Umgemeindung Coerdes 1956
Nach dem Zweiten Weltkrieg kam es in der Zeit des Wiederaufbaus zu einem erneuten Bedarf an Wohnflächen. Aus finanziellen Gründen trat die Gemeinde St. Mauritz daher Münster 1956 das Gebiet des heutigen Stadtteils Coerde ab, das damals aus Teilen der Bauerschaften Coerheide, Gelmer und Kemper bestand und insgesamt eine Fläche von 658 Hektar aufwies. Dadurch erhöhte sich die Stadtfläche auf 7.383 Hektar oder 73,8 Quadratkilometer. Diese Areale waren allerdings nur schwach besiedelt, sodass die Einwohnerzahl Münster nur um 592 Einwohner stieg.

Dritte Eingemeindung 1975
Den umfangreichsten Zuwachs der Stadtfläche erhielt Münster allerdings erst im Zuge der Kommunalen Neugliederung 1975. Damals kamen fast 23.000 Hektar hinzu; die Stadt vergrößerte sich um das Vierfache.
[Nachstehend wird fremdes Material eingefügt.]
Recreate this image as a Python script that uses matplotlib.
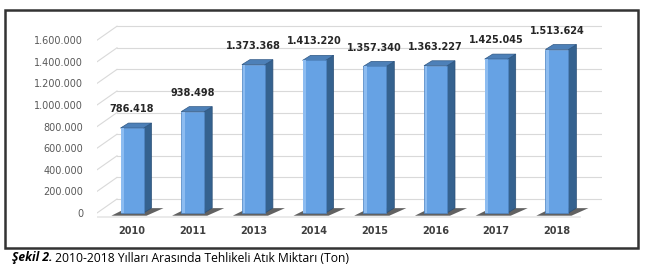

Dreiviertel des heutigen Stadtgebietes gehen auf die Neugliederung von 1975 zurück. Durch die Auflösung des Landkreises Münster erhielt die Stadt die Gemeinden Albachten, Amelsbüren, Angelmodde, Handorf, Hiltrup, Nienberge, St. Mauritz und Wolbeck vollständig hinzu, zudem den Großteil Roxels und Teile von Albersloh, Gimbte, Rinkerode, Greven und Telgte. Das ergab eine Stadtfläche von insgesamt 30.222 Hektar. 62.1119 Menschen wurden damals „Neu-Münsteraner“. Dadurch stieg die Bevölkerungszahl Münsters von zuvor 200.448 auf 262.567 Einwohner an.

Literatur

  • Heinz Heineberg, Flächen und Größenentwicklung – vom Mittelalter bis zur Gegenwart, in: Münster. Stadtentwicklung zwischen Tradition, Herausforderungen und Zukunftsperspektiven, hrsg. v. Thomas Hauff u. Heinz Heineberg, Münster 2011, S. 8–12.
  • Ursula Richard-Wiegandt, Das neue Münster. 50 Jahre Wiederaufbau und Stadtentwicklung 1945–1995, Münster 1996.